Redefining a calamity

Getting four to six inches of snow in Ohio during the winter isn’t surprising. It may be an inconvenience or a time consumer. But it certainly isn’t a calamity.

Except, of course, when schools close because of bad weather. Those days off are called calamity days.

Interestingly, on most calamity days, 99 percent of everyone else manages to get to work, some of them even before school opens.

A few years ago, Gov. Ted Strickland took action that could discourage school districts from closing prematurely. He reduced the number of calamity days the state would recognize from five to three, meaning that every day over three would have to be made up. As Strickland put it the other day, “The state pays for all of the calamity days. I believe when the state pays for a day of instruction for a student, the student should get a day of instruction. That’s just common sense to me.”

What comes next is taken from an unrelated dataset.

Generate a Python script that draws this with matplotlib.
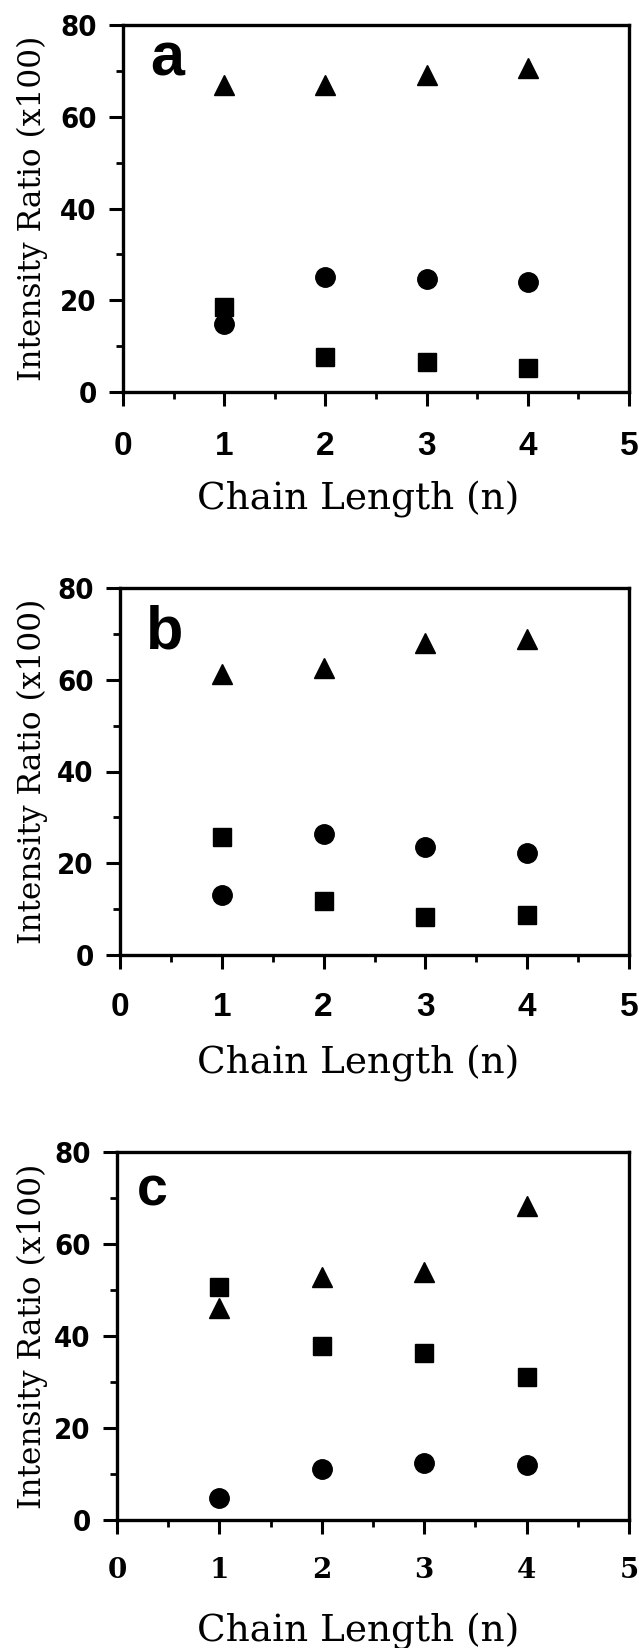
import matplotlib
matplotlib.use("Agg")
import matplotlib.pyplot as plt
from matplotlib.ticker import MultipleLocator

# Chain length n
chain = [1, 2, 3, 4]

# panel a
a_triangle = [66.9, 66.9, 69.0, 70.7]
a_circle = [14.8, 25.1, 24.7, 24.0]
a_square = [18.5, 7.6, 6.5, 5.2]

# panel b
b_triangle = [61.3, 62.6, 68.1, 68.8]
b_circle = [13.1, 26.4, 23.5, 22.2]
b_square = [25.7, 11.7, 8.3, 8.7]

# panel c
c_triangle = [46.0, 52.9, 54.0, 68.3]
c_circle = [4.8, 11.1, 12.4, 12.0]
c_square = [50.6, 37.9, 36.3, 31.0]

W, H = 639, 1648
fig = plt.figure(figsize=(W / 100, H / 100), dpi=100)

sans = ['Liberation Sans', 'DejaVu Sans']
serif = ['DejaVu Serif']

# (left, top, right, bottom) in pixels, letter pos, xlabel y, serif ticks?, x pad
panels = [
    ("a", 123, 25, 629, 392, a_triangle, a_circle, a_square, (167, 60), 44, 500, False, 18),
    ("b", 120, 588, 629, 955, b_triangle, b_circle, b_square, (165, 633), 44, 1063, False, 16.5),
    ("c", 117, 1152, 629, 1520, c_triangle, c_circle, c_square, (152, 1192), 40, 1631, True, 16.5),
]

for (letter, l, t, r, b, tri, circ, sq, lpos, lsize, xly, serif_ticks, xpad) in panels:
    ax = fig.add_axes([l / W, 1 - b / H, (r - l) / W, (b - t) / H])
    ax.plot(chain, tri, linestyle='none', marker='^', color='black', markersize=14)
    ax.plot(chain, circ, linestyle='none', marker='o', color='black', markersize=14)
    ax.plot(chain, sq, linestyle='none', marker='s', color='black', markersize=13.5)

    ax.set_xlim(0, 5)
    ax.set_ylim(0, 80)
    ax.xaxis.set_major_locator(MultipleLocator(1))
    ax.xaxis.set_minor_locator(MultipleLocator(0.5))
    ax.yaxis.set_major_locator(MultipleLocator(20))
    ax.yaxis.set_minor_locator(MultipleLocator(10))
    ax.tick_params(which='major', direction='out', length=10, width=2.2)
    ax.tick_params(which='minor', direction='out', length=5, width=2.0)
    ax.tick_params(axis='y', pad=9)
    ax.tick_params(axis='x', pad=xpad)
    for s in ax.spines.values():
        s.set_linewidth(2.4)

    for lab in ax.get_yticklabels():
        lab.set_family(['DejaVu Sans'])
        lab.set_fontstretch('condensed')
        lab.set_fontweight('bold')
        lab.set_fontsize(21)
    for lab in ax.get_xticklabels():
        if serif_ticks:
            lab.set_family(serif)
            lab.set_fontweight('bold')
            lab.set_fontsize(20)
        else:
            lab.set_family(sans)
            lab.set_fontweight('bold')
            lab.set_fontsize(24)

    fig.text(lpos[0] / W, 1 - lpos[1] / H, letter, ha='center', va='center',
             fontsize=lsize, fontweight='bold', family=sans)

    fig.text(32 / W, 1 - (t + b) / 2 / H, "Intensity Ratio (x100)", rotation=90,
             ha='center', va='center', fontsize=22.5, family=serif)
    fig.text(358 / W, 1 - xly / H, "Chain Length (n)", ha='center', va='center',
             fontsize=27, family=serif)

fig.savefig("out.png", dpi=100)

Kasich thinking differently

Apparently that argument doesn’t resonate with Ohio’s governor elect, John Kasich, who says he’s inclined to return to five calamity days. We hope he rethinks that.

We only have to look a short distance to the East to see that even three calamity days is extravagant. Pennsylvania has none.

We asked Sharon City School Superintendent John Sarandrea how he survives, and he replied that it is a matter of planning. Several potential make-up days are built into the school calendar. If classes have to be cancelled because of weather, the district can make up days by holding class on days that had been scheduled as off because of in-service days or by shortening the Easter vacation. It’s possible to make up four or five weather days and still complete 180 instructional days by the end of the first week of June.

School administrators, of course, must cancel classes if roads are impassable or temperatures so low as to present the danger of frostbite. Those are calamity conditions. And if any Ohio district suffers through more than three such days, teachers and students should make up for lost time.